When I was studying theatre at Northwestern University, a man named Jay O’Callahan performed an evening of storytelling. I had never seen anything so wonderful in my life. I sat like a small child with my mouth open for almost two hours while he created the most remarkable worlds. Not a prop, not an instrument, not a costume, just him and the words. It was at that moment in my life that I thought I knew what I wanted to be when I grew up. I wanted to be a magic person.
I wanted to be the person spinning the threads and weaving them into a tapestry of unimaginable dream. I wanted to be the fascinating conduit through which images flow like water. I wanted to be completely alive and exceedingly glorious. I wanted to be so absent from my story that you could see the whole thing unfolding before your eyes, and so necessary that you would want me to tell it again and again.

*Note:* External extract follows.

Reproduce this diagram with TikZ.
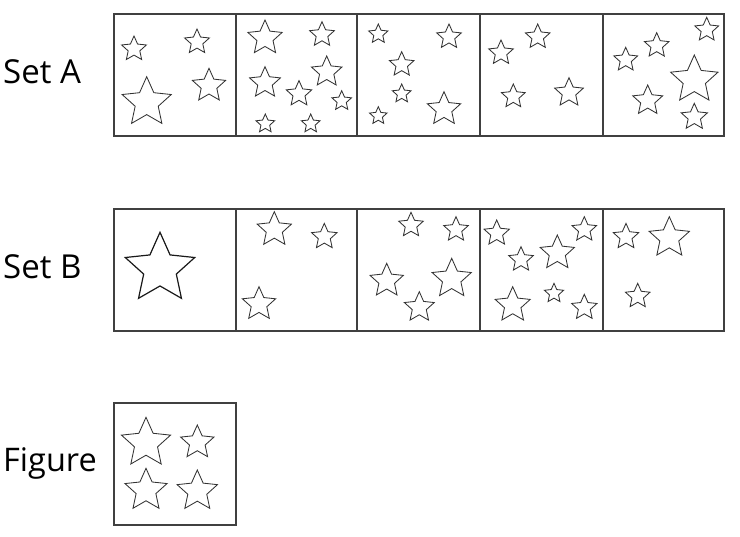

That’s a tall order. That’s a big dream. In the last 14 years, I’ve realized that it isn’t about the teller being magical, it is about the teller creating magic. It’s about words and the way you use them. The harder I looked for magic, the more I found only words. I became an author of children’s books. I made recordings. I toured all over this country, in Asia and in Europe. For all of my fancy skills and years of training, it is still about the words. It’s the words that are important.
If there is any magic in anything I do, it is in words. They can build things, heal wounds and bring you to a place of great joy. They can also tear things apart, cut gaping holes in your heart and bring everything to a crashing ruin. My business is words. I trade in both the spoken and written word. It is my hope that the words I choose will be the healing words, the words of hope and promise.
I have stopped trying to be a magic person. I have started striving to be a person who makes magic.